Die Winterswijker ließen
der wechselvollen 95-jährigen
Geschichte des eleganten
Bauwerks eine weitere
folgen: ein modernes Sporttheater
in alter Hülle, gleichwohl
kein Fitness-Tempel. Als Eddy sich vor sechs
Jahren selber nicht mehr fit
genug fühlte, ließen die beiden
das altehrwürdige Theater
aufleben. Marianne:
„Die
Art-Deco-Handschrift des
früheren Architekten Van
der Schaaf kommt wieder
klar zum Ausdruck.“
Und Eddy beschreibt die „Elemente dieser Stilrichtung“,
nachlesbar auch auf
der Astoria-Internetseite:
„Gerade Linien, prächtige
Bleiglasfenster, Holzvertäfelungen,
gewagte geometrische
Muster, lebendige Farbpaletten.“
Dazu reiste er
durch halb Europa, um die
Kunstsammlung nach Art-Deco und Art-Noveau zu vervollständigen
– mit einem
Ofen aus Kaiser Wilhelms
Zeiten, einem prächtigen
Kronleuchter aus Belgien, einem
wuchtigen Safe aus Erfurt
und Sesseln aus der Jugendstilzeit.
Marianne und
Eddy haben sich einen
Traum erfüllt:
„Das ist ein
Gefühl wie früher –eintauchen
in eine andere Welt, sie
erleben und genießen.“
Das machen an diesem Besuchstag
auch mehr als ein
Dutzend Gäste, wie Gerrie
Reuling und Helma Meerdink
aus Winterswijk. Gerrie
hielt sich hier früher fit:
„Kaum zu glauben, was daraus
geworden ist. Einfach
fantastisch.“
Dabei genießen
sie vom weiträumigen „Balkon“
in der ersten Etage den
Blick auf den Saal. Und an
der Wand thront die hochverehrte
Sängerin Marlene
Dietrich, mit lockigem Haar
und überlebensgroß.
In Coronazeiten dürfen
nur gut 50 Besucher hinein, Platz ist sonst für gut 250.
Die darf es vorerst nicht geben,
vermutlich bis Dezember.
Am 30. August wird
gleichwohl ein Neustart probiert.
An dem Sonntagnachmittag
spielt ab 15 Uhr The
Spirit of St.
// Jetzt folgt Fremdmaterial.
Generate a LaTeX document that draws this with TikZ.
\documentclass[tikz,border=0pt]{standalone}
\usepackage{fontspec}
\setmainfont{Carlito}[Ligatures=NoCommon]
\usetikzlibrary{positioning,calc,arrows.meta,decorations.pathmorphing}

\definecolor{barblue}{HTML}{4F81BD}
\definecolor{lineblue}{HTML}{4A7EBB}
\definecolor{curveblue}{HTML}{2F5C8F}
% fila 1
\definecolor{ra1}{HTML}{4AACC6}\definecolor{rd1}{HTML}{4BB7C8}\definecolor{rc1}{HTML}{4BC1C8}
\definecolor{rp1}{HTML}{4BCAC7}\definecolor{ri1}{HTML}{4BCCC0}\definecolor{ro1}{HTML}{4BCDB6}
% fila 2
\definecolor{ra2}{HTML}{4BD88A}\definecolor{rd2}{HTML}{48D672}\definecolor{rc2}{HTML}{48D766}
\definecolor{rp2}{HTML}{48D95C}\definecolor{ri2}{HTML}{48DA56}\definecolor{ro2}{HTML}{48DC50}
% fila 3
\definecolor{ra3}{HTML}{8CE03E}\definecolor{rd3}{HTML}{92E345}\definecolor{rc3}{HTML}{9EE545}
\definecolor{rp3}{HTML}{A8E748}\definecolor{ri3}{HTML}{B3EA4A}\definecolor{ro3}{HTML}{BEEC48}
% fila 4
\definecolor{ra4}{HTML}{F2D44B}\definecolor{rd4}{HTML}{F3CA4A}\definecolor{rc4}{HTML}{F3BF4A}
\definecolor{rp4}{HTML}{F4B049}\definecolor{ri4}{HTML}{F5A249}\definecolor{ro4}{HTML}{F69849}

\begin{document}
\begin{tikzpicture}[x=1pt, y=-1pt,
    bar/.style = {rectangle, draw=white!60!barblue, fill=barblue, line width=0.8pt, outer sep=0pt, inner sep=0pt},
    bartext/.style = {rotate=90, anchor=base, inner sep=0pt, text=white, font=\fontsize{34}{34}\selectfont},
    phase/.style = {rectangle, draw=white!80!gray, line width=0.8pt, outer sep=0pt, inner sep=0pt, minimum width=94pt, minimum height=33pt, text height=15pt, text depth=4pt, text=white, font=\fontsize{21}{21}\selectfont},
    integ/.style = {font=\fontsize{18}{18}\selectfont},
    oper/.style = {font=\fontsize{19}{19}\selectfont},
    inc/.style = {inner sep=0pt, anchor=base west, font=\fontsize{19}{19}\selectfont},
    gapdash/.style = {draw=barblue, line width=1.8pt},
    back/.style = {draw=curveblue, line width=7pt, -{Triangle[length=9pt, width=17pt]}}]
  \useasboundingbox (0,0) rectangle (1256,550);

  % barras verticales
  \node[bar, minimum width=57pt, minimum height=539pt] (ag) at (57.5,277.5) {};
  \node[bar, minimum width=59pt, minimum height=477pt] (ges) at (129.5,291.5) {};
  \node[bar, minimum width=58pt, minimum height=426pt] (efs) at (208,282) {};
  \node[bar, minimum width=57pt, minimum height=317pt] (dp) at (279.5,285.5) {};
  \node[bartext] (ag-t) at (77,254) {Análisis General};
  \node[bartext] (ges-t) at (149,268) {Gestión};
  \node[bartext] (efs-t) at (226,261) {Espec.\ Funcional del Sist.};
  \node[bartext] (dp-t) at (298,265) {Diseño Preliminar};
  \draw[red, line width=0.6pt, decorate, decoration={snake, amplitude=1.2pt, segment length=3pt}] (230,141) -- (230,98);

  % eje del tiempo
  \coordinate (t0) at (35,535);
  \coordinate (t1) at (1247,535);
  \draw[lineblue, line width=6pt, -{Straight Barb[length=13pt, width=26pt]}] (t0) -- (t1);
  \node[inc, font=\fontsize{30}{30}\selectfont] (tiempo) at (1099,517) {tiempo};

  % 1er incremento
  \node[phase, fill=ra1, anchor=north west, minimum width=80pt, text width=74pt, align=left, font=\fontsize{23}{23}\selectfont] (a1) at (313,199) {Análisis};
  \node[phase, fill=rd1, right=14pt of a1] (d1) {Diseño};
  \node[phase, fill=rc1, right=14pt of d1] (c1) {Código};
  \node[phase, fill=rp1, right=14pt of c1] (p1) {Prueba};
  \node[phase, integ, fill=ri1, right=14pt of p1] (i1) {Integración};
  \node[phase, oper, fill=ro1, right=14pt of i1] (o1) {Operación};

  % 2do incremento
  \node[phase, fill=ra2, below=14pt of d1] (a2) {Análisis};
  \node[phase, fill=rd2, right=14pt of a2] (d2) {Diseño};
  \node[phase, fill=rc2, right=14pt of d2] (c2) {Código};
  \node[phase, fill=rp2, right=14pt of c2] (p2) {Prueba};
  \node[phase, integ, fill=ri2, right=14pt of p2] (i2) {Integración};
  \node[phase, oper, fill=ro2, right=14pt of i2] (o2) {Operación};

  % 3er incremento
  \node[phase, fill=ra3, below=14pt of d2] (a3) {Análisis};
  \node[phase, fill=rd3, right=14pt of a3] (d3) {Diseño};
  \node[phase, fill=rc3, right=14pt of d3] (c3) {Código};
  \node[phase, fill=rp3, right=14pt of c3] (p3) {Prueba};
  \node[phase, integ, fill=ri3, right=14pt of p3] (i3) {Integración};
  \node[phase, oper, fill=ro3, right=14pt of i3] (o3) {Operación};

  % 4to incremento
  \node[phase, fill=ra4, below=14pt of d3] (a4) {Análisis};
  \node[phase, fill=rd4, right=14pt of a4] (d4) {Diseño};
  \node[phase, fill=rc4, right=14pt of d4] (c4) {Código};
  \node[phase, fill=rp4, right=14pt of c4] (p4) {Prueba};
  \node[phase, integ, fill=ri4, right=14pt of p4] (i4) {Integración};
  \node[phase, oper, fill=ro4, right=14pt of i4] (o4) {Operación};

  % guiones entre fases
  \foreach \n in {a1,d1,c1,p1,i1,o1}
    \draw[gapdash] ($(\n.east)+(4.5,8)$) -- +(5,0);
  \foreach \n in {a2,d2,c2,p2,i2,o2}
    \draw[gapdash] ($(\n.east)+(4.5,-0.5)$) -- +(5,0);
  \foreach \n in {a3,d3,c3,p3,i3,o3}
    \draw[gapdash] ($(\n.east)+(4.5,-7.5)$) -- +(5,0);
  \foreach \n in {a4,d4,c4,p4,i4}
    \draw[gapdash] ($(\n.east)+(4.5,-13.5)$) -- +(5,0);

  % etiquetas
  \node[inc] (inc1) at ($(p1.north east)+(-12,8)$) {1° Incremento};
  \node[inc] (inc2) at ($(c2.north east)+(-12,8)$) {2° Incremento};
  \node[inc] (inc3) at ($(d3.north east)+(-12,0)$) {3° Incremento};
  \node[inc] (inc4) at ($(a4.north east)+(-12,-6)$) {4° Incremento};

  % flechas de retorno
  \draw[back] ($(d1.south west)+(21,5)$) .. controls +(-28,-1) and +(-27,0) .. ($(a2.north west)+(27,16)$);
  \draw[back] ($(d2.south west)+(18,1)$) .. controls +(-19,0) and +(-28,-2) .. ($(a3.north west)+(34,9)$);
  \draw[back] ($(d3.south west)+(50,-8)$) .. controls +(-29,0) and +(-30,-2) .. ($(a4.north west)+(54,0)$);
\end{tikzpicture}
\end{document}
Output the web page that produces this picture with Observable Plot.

Louis unter der
Leitung von Hein Buying:
echter amerikanischer Jazz.
Die de Vries holen die
zwanziger Jahre zurück in
ihr Theater Astoria: „Mit originellen
Arrangements erinnert
das Orchester an die typische
damalige Atmosphäre.“
Getanzt werden darf
auch.
Das Theater Astoria
ist nach langer
Coronapause erst seit
Kurzem wieder geöffnet:
dienstags bis samstags,
jeweils 12 bis 17 Uhr.
Der Eintritt kostet zwei
Euro. Die Familie de
Vries bietet auch drei
Arrangements für Gruppen
ab zehn Personen
an, unter anderem mit
Mittag- oder Abendessen.
Für Feiern, Events,
Theater, Musik oder Modenschauen
ist das
Theater im Art-Deco-stil komplett zu mieten.